Q: "Are customized fans significantly more expensive than standard models?" A: Yes, the upfront cost is typically 30–50% higher. However, the Total Cost of Ownership (TCO) is 25% lower. You pay more for the iron, but you save far more on energy and labor over the fan's 15-year lifespan.

Q: "We have a baghouse with a pressure drop that changes seasonally. How does the custom fan handle this?" A: The custom fan, when paired with a VFD, adjusts speed automatically to maintain a constant duct static pressure. Unlike a standard fan with an inlet vane damper, the VFD reduces the motor's torque demand instantly. The custom impeller's wide operating range ensures that even at 60% speed, the fan is still operating at >70% efficiency.

Q: "What is the lead time for a fully customized fan?" A: Typically 14 to 22 weeks from order. This includes time for engineering review (2 weeks), CFD modeling (1-2 weeks), casting/forging of impeller parts (4-6 weeks), machining and dynamic balancing (2 weeks), and final assembly and testing (1 week). Off-the-shelf fans might have a 4-week lead time but will fail sooner.

Q: "Can I retrofit my existing fan housing with a custom impeller?" A: Often, yes. This is called an "impeller swap" or "wheel replacement." A competent manufacturer will survey your existing housing and design a custom impeller (diameter and width) that fits the old scroll. While efficiency gains are slightly less than a full custom package (15% vs 20%), it is a cost-effective upgrade.

Conclusion: The ROI of Prioritizing Fan Customization

The decision to invest in customized high-efficiency centrifugal fans for aluminum plants is an investment in operational resilience. In an industry where electricity comprises 30–40% of production costs, even a 5% improvement in fan efficiency translates to millions of dollars in annual savings for a mid-sized smelter.

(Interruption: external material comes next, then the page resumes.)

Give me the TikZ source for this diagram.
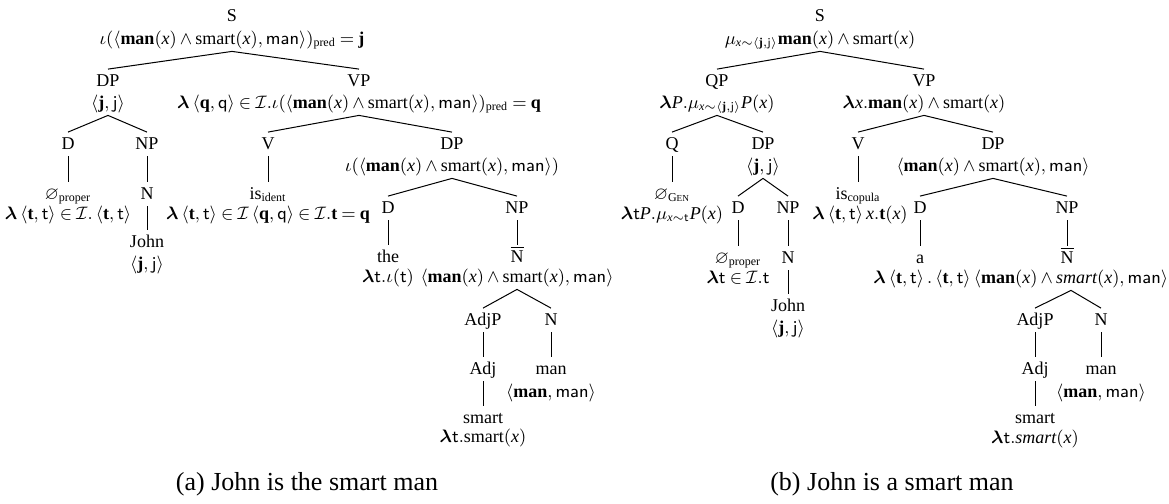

Beyond cost, these fans are a safety asset. By maintaining precise negative pressure, they prevent fugitive fluoride emissions that harm workers and equipment. They reduce the frequency of high-risk confined space entries for maintenance. They eliminate the emergency breakdowns that can shut down an entire potline.

Actionable Recommendation: Evaluate the oldest fan in your Gas Treatment Center. Use a portable manometer to measure the actual static pressure and a power analyzer to measure kW consumption. Request a "Life Cycle Cost Analysis" from at least two specialized fan manufacturers. The data will likely show that a standard fan is a false economy.

The future of aluminum smelting is efficient, automated, and green. Without the optimized airflow provided by a bespoke centrifugal fan, those goals remain out of reach. Choose customization. Optimize your flow.